Denver Broncos: The Curse of Elway's successors
The legend of John Elway casts a shadow over the Broncos as tall as the Rocky Mountains. Many have tried to escape, from Brian Griese to Jay Cutler to Jake Plummer to Tim Tebow. None have been able to deliver a title. And it could stand to reason Elway doesn't want anybody to succeed him. But what about Peyton Manning, you ask? Well, you do know about Manning's playoff history, right? Elway might be an evil genius. Chances this could actually be a thing: 38 percent.
Green Bay Packers: The Curse of the Discount Double Check
The Packers got a little too endorsement happy after they beat the Steelers in Super Bowl XLV. And it caught them off guard when a hungrier Giants team came into Lambeau Field and punched them in the mouth in last year's playoffs. Chances this could actually be a thing: 11 percent. Check back after this year's playoffs.

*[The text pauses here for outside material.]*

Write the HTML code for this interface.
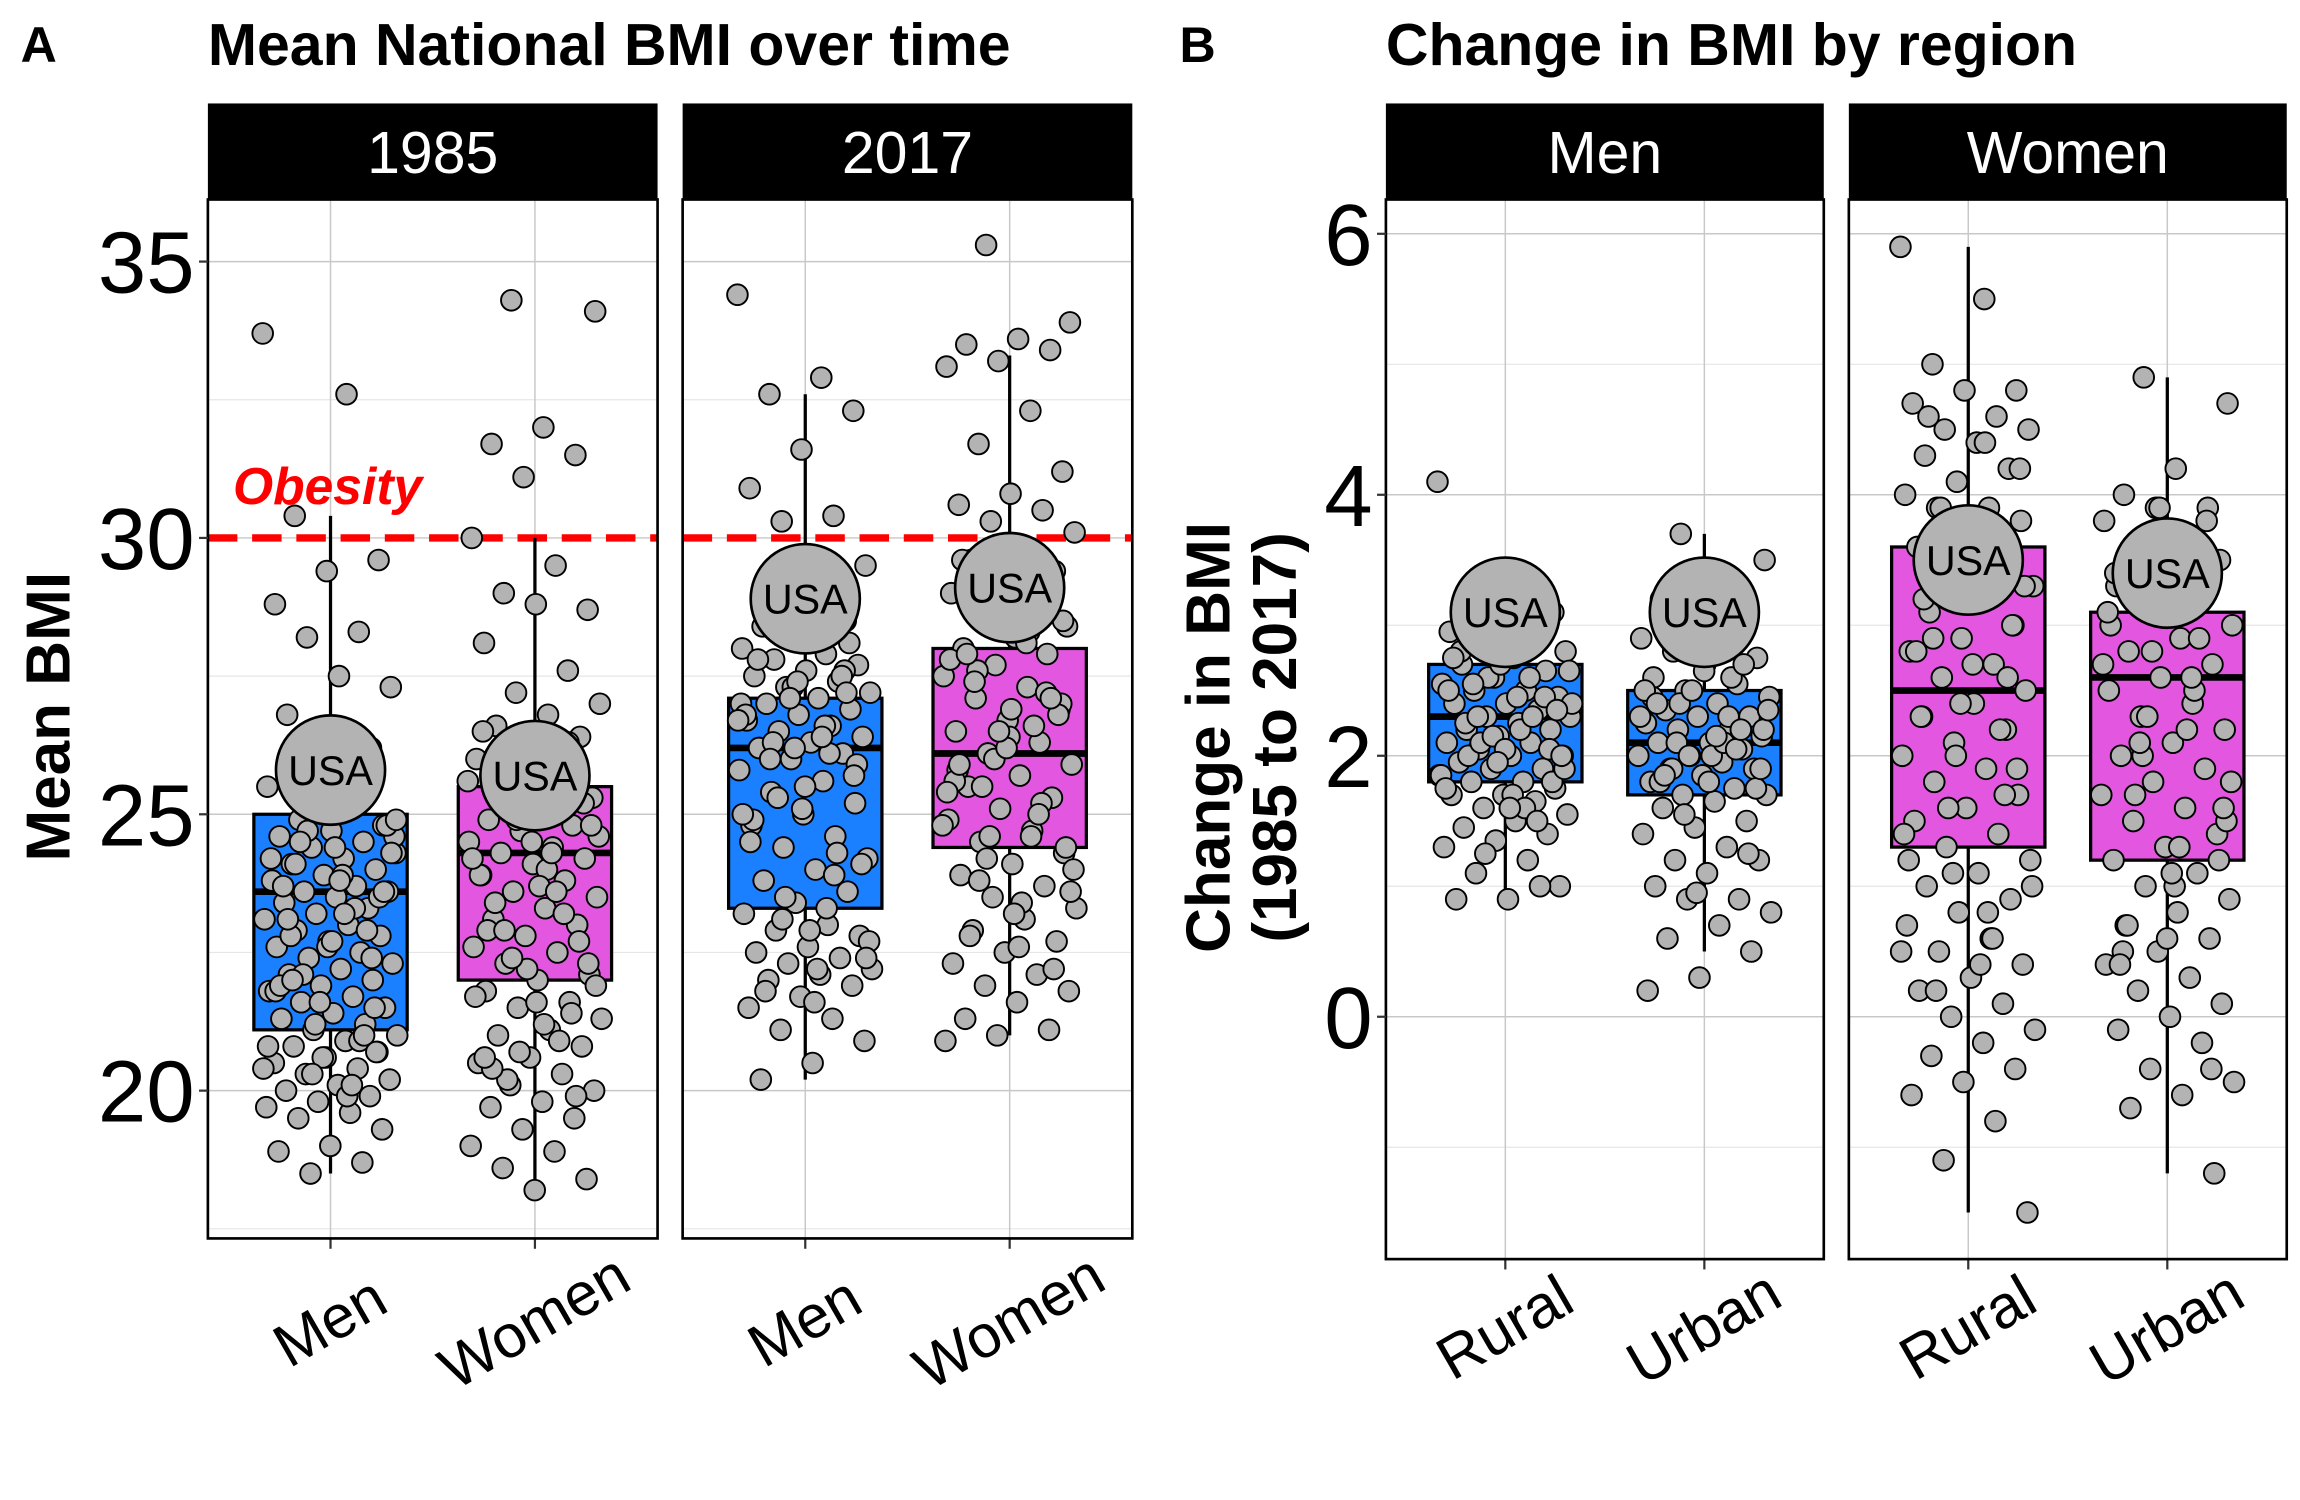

San Francisco 49ers: The Curse of Deion Sanders
The 49ers wanted to beat the Cowboys so badly in 1994, they sold their souls to the devil. And by that, I mean they broke the bank for Deion Sanders, along with a lot of other high-priced free-agents. And it worked. The 49ers defeated the Cowboys (thanks, Barry Switzer) and won an unprecedented (at the time) fifth Super Bowl. Since then? Nada. Chances this could actually be a thing: 83 percent. Hey, they did pass on Aaron Rodgers for Alex Smith.
Seattle Seahawks: The Curse of "We Want the Ball and We're Going to Score"
Dude. And if you read the Gridiron Breakdown, you should know better. Seattle doesn't need to ask for any more trouble. Chances this could actually be a thing: 65 percent.
Atlanta Falcons: The Curse of Gary Anderson
Stay with me, please. Yes, Gary Anderson played for the Vikings and it was his missed field goal which sent the Falcons to the Super Bowl. But think about that, instead of one of the best Super Bowls with the Broncos and the 15-1 Vikings, we got the Broncos and Falcons in the Super Bowl. So it’s fitting, the Falcons haven’t been back since. Chances this could actually be a thing: 84 percent.
Houston Texans: The Curse of Mike Renfro
Renfro caught an apparent touchdown pass against the Steelers in the 1979 AFC Championship Game. The officials huddled and ruled Renfro didn't make the catch (this was before replay, but there wasn't enough evidence to overturn the ruling anyway). The Steelers went on to win the game, and this was the last time a Houston football franchise would go to the AFC title game. Chances this could actually be a thing: 16 percent, because wouldn't it stick with the Titans?
New England Patriots: The Curse of Spygate
The Patriots and their fans would love to forget the whole "Spygate" saga. It's in the past they say! Yes, and so are all of their Super Bowl victories. Chances this could actually be a thing: about 99 percent. Want to prove it wrong? Go out and win a title.